There's a specific kind of optimism that happens right after a team implements AI-assisted triage: first response times look great, the queue feels manageable, and someone inevitably brings up the metrics in a team meeting like they just solved support forever. Then the monthly SLA report arrives β and it turns out that answering tickets faster at the top of the funnel didn't stop them from breaching quietly somewhere in the middle.
Fast first response and actual SLA control are two different problems. AI is genuinely useful for the first one. The second one still depends on how your team tracks time, handles ownership, manages priority changes, and catches risk before it becomes a breach β and none of that happens automatically just because triage got smarter.
Picture a support team handling high Jira Service Management volume. AI handles the first layer β summarizing long descriptions, grouping similar alerts, suggesting request types, helping agents draft initial responses. The queue gets easier to read. Agents stop starting from a blank page. The team lead stops getting pinged every morning asking "what do we focus on today?"
But then comes the harder question: did any of this actually reduce SLA breaches?

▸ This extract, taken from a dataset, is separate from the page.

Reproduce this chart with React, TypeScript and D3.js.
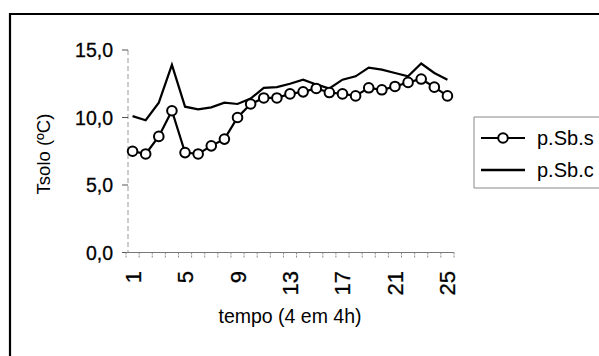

Not always β and often not in the way teams expect. A ticket can get an early AI-assisted answer and still breach later because it sat in the wrong status for too long, got reassigned without a clear handoff, shifted from Medium to High priority mid-lifecycle, or simply disappeared from the manager's view until the weekly report. SLA failure in Jira is rarely just "someone responded too slowly." It's usually a combination of time tracking logic, workflow configuration, escalation gaps, and reporting blind spots that nobody connected into a single picture.
So the better question isn't "Can AI help us answer faster?" β it's "Can the team actually see which SLA is at risk before it turns into a breach?" Those are very different things to optimize for, and conflating them is how teams end up with great first-response metrics and a customer escalation waiting in someone's inbox.
AI can help with triage. It doesn't automatically make your SLA configuration correct β and incorrect configuration is more common than most teams want to admit.
Every SLA depends on clearly defined Start, Pause, and Stop conditions. A first response SLA might start when the ticket is created and stop on the first public comment. A resolution SLA might start at queue entry and stop only when the issue is fully resolved. Pause conditions typically apply when the team is waiting on the customer, a vendor response, an approval, or additional information that only the requester can provide.
If those conditions are ambiguous or inconsistently applied, AI only makes the first step faster β it doesn't fix what's happening to the timer underneath. This becomes especially risky when teams have a cluster of similar-looking statuses: "Waiting for support," "Waiting for customer," "Pending," "On hold," "Escalated." One wrong pause condition and your SLA report looks better than reality. One missing stop condition and you get a breach on a ticket where the actual work was done correctly and on time.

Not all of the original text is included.